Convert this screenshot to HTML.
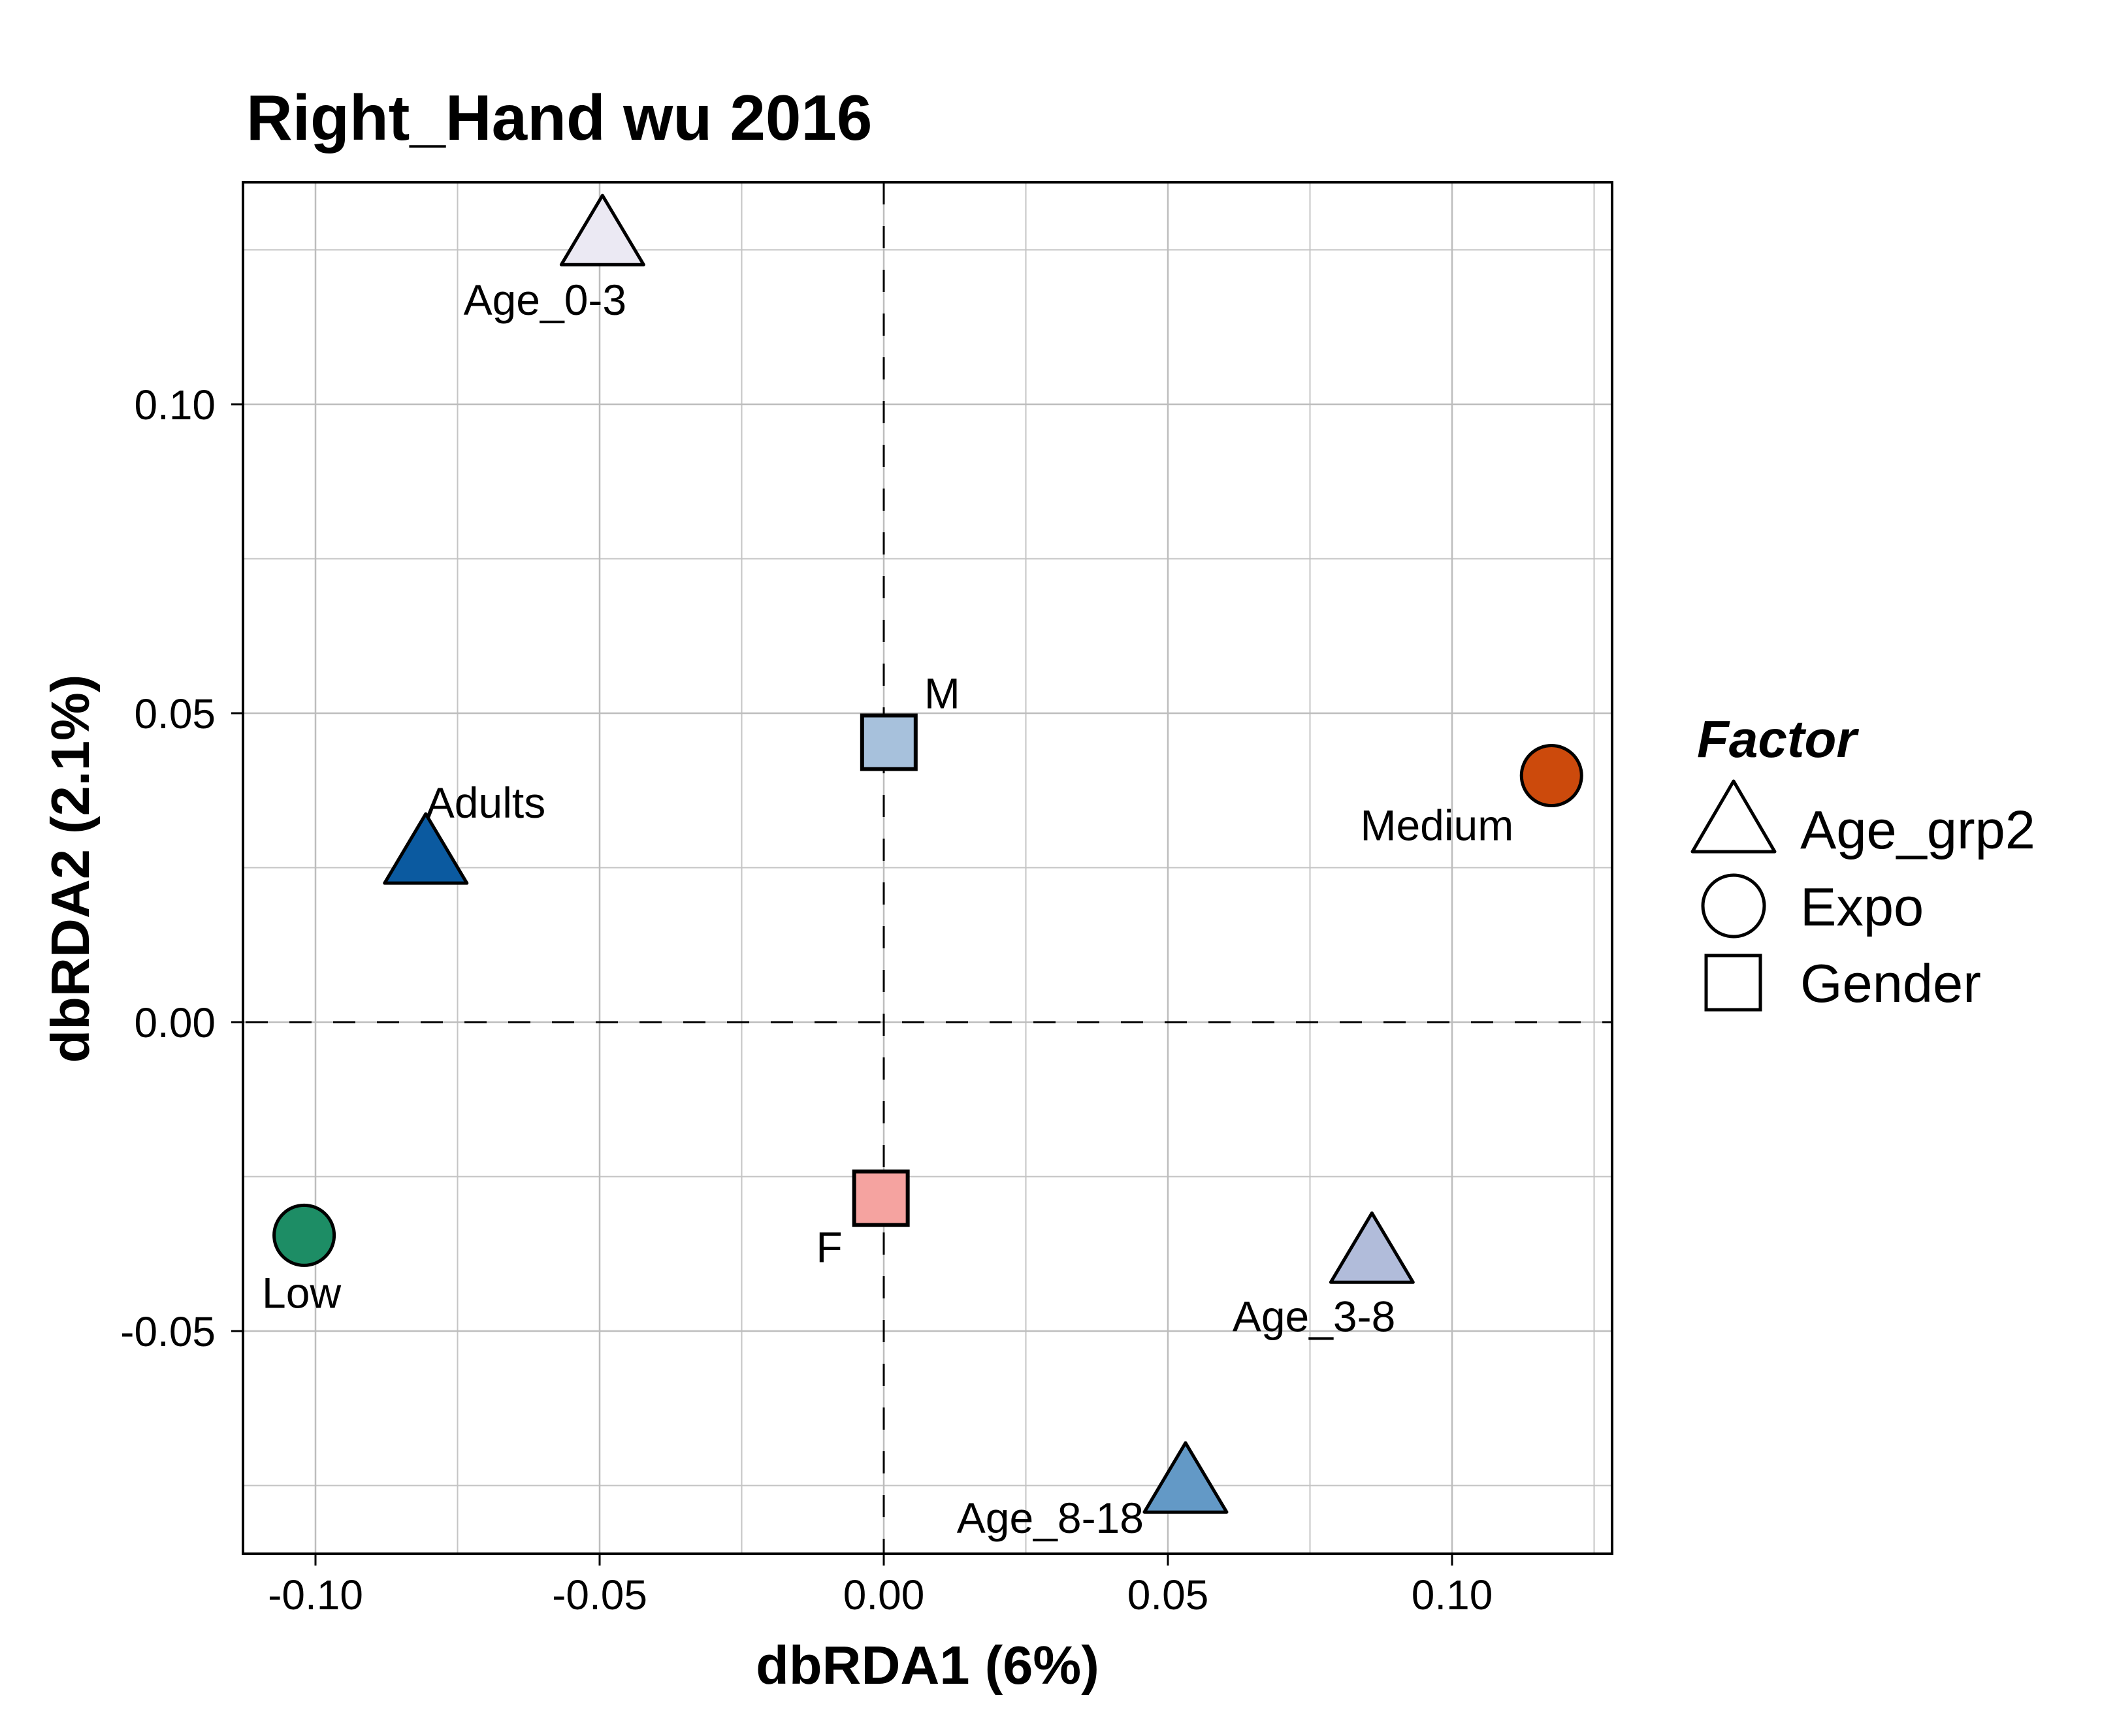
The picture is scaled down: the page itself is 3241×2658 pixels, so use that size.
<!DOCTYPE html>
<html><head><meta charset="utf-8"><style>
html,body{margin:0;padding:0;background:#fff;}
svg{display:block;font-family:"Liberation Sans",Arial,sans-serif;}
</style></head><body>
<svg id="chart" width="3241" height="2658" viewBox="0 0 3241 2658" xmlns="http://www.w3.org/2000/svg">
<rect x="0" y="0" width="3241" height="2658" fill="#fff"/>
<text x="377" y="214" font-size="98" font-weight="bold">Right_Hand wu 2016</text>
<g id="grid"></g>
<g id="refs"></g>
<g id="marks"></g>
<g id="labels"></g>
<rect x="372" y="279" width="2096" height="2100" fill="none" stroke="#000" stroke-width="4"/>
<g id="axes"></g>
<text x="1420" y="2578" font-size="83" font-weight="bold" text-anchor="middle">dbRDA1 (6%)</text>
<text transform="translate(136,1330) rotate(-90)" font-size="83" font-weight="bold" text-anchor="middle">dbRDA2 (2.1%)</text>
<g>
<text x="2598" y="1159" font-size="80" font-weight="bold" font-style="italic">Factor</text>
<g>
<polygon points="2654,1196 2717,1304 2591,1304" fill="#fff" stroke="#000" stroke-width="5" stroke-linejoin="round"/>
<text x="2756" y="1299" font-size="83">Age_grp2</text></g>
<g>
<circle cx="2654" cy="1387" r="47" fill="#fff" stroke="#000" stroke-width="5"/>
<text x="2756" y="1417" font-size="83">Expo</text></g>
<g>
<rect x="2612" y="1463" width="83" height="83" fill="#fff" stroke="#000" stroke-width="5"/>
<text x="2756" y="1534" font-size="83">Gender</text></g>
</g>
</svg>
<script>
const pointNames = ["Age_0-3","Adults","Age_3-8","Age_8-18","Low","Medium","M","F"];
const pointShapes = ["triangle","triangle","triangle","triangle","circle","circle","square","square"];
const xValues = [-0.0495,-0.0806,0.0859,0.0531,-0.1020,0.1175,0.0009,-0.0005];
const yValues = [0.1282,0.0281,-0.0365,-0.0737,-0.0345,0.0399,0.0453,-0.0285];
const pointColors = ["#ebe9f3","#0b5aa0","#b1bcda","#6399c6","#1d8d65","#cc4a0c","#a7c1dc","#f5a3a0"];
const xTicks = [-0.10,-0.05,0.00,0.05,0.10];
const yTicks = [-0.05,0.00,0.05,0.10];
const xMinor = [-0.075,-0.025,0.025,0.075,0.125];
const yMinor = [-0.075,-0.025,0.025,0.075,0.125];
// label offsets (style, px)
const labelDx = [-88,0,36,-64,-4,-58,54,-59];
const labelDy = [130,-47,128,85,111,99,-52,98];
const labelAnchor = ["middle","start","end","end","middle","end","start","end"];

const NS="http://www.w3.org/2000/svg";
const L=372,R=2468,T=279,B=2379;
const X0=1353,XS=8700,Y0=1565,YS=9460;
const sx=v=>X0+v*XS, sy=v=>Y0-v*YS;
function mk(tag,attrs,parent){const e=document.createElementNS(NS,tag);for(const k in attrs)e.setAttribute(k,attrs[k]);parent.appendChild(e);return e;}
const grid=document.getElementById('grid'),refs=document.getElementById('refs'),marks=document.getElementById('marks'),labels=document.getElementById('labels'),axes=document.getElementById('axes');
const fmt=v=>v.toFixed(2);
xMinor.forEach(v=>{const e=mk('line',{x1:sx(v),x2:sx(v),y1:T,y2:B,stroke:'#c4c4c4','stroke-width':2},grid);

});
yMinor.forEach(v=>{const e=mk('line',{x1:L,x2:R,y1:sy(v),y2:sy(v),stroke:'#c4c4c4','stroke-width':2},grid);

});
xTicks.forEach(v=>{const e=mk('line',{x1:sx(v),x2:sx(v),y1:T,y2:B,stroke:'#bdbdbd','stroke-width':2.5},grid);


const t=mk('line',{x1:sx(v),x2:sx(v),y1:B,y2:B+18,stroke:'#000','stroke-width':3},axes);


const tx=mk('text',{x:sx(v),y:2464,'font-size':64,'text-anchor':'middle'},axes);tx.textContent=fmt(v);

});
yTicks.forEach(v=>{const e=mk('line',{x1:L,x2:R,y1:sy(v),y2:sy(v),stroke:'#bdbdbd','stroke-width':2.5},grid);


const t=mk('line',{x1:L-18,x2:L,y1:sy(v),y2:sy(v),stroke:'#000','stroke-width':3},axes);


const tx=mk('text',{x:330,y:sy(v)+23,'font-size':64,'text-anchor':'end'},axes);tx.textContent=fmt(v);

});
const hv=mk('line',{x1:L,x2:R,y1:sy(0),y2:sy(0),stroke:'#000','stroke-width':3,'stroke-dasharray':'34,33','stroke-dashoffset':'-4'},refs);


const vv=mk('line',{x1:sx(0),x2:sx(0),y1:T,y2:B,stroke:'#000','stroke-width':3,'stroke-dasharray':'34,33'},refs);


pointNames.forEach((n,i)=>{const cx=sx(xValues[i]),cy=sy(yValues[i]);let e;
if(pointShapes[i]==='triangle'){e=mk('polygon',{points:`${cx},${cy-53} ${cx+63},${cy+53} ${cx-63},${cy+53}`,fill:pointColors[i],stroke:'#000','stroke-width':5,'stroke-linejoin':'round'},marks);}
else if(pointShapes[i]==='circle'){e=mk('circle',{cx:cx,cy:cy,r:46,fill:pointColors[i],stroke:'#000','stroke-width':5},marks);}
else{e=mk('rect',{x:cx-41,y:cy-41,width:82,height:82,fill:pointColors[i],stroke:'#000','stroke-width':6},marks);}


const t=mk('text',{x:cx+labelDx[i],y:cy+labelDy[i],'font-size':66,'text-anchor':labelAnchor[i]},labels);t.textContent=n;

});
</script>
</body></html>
-*-
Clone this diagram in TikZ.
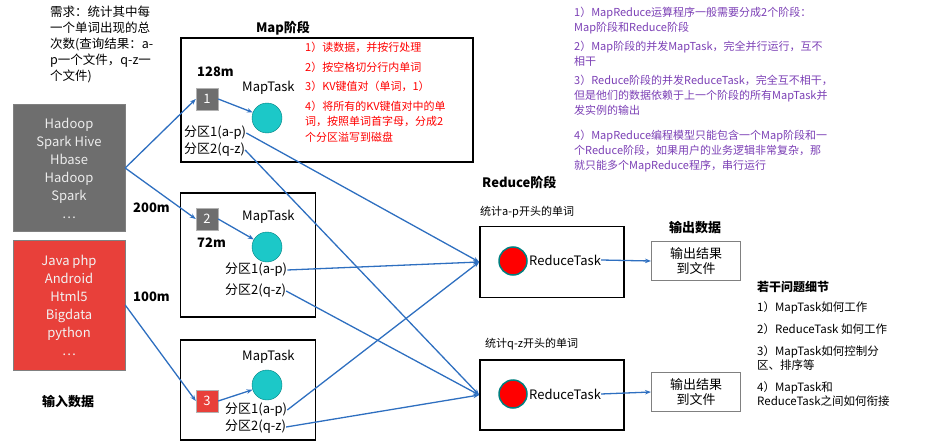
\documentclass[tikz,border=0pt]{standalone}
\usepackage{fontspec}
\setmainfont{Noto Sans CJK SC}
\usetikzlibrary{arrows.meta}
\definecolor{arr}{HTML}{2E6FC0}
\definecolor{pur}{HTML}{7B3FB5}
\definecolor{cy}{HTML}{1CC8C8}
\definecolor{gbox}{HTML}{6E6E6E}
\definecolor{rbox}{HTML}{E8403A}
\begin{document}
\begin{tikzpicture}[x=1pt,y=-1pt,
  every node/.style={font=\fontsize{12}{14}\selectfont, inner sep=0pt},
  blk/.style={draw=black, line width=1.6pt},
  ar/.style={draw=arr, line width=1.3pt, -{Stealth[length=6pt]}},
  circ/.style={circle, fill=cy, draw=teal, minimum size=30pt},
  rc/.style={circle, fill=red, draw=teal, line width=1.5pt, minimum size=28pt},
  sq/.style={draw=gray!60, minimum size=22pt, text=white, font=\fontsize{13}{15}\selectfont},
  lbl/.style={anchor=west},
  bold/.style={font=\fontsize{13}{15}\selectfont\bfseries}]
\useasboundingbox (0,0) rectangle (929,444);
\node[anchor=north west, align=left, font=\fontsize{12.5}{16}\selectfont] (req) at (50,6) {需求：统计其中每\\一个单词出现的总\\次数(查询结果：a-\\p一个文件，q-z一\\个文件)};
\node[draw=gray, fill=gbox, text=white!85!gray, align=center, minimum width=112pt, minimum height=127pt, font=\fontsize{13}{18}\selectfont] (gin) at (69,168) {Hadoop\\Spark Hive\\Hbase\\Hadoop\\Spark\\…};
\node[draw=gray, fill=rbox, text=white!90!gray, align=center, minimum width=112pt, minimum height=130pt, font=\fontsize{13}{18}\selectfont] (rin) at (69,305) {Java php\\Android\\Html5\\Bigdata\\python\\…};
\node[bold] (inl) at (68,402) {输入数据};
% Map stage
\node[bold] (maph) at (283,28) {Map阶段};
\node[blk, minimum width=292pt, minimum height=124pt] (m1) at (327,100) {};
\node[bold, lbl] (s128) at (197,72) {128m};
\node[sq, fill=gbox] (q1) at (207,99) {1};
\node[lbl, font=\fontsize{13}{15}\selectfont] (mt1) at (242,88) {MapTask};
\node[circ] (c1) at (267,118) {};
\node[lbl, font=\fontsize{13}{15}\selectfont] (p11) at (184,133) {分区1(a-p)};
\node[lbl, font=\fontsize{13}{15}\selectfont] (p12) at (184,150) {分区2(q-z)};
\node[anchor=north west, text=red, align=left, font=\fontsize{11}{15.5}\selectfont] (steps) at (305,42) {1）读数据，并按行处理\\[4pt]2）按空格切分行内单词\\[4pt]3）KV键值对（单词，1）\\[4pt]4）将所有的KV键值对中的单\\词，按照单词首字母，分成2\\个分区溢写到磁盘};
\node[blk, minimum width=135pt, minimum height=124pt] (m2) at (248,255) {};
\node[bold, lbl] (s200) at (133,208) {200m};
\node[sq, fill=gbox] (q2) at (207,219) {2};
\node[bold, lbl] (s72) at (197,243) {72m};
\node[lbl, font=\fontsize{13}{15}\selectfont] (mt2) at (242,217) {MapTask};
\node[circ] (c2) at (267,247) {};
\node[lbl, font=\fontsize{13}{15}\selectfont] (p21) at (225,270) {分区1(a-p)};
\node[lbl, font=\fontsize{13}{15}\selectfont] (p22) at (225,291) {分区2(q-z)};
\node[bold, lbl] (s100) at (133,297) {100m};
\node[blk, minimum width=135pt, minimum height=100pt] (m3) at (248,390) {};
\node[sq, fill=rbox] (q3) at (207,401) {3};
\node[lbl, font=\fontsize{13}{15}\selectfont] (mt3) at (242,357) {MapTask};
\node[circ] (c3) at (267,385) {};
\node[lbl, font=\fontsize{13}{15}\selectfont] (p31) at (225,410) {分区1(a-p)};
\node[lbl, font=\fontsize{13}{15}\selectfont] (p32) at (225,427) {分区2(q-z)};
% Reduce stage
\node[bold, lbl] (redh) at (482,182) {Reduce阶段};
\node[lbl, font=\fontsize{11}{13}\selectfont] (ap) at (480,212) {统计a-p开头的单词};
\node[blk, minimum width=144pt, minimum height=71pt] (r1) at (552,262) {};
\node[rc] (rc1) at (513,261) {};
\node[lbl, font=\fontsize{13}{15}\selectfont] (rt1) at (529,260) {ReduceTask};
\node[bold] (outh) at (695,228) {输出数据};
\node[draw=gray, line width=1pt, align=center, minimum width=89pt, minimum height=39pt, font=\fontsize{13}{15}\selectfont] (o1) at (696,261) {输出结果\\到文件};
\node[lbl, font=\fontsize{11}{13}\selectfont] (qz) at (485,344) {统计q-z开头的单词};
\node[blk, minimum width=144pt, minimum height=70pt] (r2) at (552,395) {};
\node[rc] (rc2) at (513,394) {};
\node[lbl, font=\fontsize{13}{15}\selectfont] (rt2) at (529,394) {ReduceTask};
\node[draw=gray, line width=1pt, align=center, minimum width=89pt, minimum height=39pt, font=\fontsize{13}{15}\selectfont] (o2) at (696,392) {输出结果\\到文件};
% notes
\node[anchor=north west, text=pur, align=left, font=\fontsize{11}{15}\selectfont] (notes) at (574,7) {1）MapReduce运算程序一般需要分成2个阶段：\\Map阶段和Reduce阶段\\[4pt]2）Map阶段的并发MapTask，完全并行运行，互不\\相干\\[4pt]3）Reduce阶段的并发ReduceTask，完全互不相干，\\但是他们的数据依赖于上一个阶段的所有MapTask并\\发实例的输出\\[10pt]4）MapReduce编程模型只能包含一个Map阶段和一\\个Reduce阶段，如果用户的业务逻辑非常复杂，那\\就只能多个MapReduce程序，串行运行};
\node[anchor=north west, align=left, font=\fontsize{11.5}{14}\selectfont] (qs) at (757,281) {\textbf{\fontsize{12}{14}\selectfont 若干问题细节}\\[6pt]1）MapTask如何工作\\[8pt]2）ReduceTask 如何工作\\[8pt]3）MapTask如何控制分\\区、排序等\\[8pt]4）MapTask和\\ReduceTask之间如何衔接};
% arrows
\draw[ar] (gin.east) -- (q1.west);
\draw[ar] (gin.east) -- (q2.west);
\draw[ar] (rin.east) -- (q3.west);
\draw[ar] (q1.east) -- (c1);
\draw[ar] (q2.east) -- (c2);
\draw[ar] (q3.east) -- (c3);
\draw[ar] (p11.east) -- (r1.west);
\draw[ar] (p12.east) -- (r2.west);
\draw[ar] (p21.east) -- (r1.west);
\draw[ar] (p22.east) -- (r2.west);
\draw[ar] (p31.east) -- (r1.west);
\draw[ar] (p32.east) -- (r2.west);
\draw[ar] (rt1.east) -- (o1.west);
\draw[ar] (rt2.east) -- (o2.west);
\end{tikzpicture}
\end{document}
-*-
#### Task details
Tally the lines that hold the string "this" and state the total, nothing more.

#### Reply to the task
2